O criador da Geringonça
É usualmente reconhecido que foi Vasco Pulido Valente o criador do termo Geringonça, num texto que escreveu, para designar a aliança de forças derrotadas que em 2015 formaram governo em cenário pós-eleitoral. Paulo Portas, com a rapidez de raciocínio que sempre o caracterizou, apropriou-se rapidamente do vocábulo, mal o viu impresso, e contribuiu para a sua divulgação. A tal ponto que até alguns dos visados o adoptaram também.
Pulido Valente, como sabemos, tinha um talento inato para cunhar expressões que logo se integraram no vocabulário comum. Recordo duas, sem qualquer esforço de memória: "picareta falante" e "o mundo está perigoso".

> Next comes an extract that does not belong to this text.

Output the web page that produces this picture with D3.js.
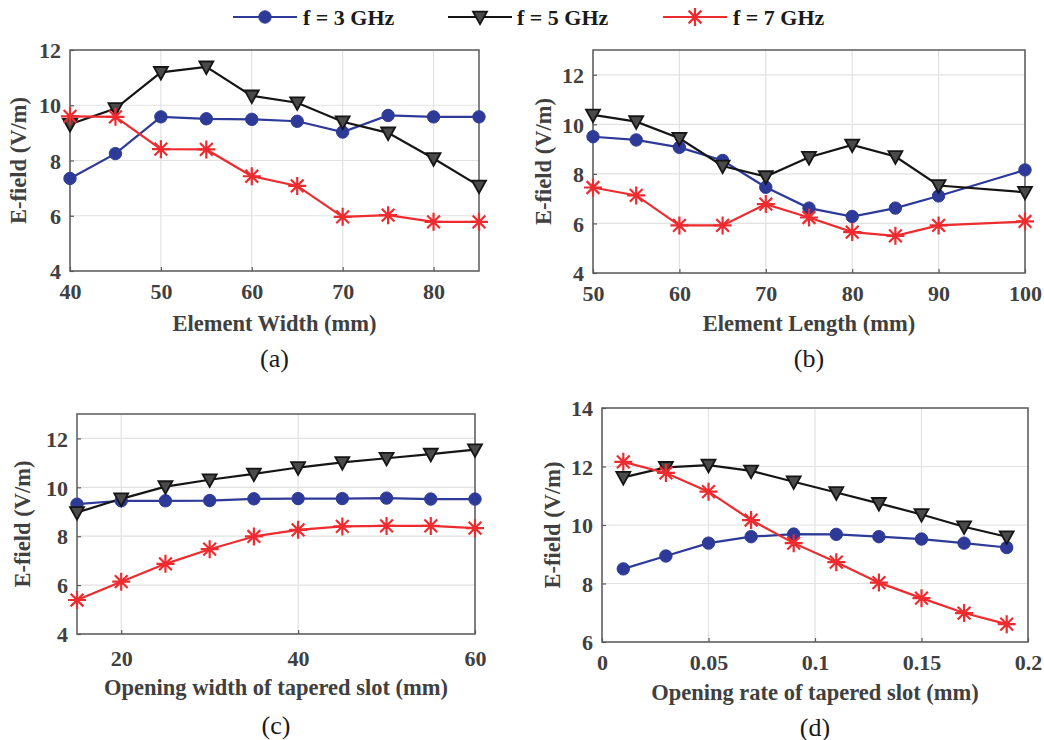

No caso da Geringonça, porém, parece-me que ele se revelou apenas um excelente leitor de José Rodrigues Miguéis. Leio na página 285 d'O Milagre Segundo Salomé, a obra-prima deste grande escritor: «O problema é essencialmente económico, mas tudo depende da fórmula política. Se não for dentro da geringonça parlamentar, há que ir buscá-la fora dela.»
Rodrigues Miguéis era um visionário. Publicou o romance em 1975 - quarenta anos antes da verdadeira "geringonça parlamentar" conhecer a luz do dia. Os grandes escritores são mesmo assim, capazes de vislumbrarem além do seu tempo.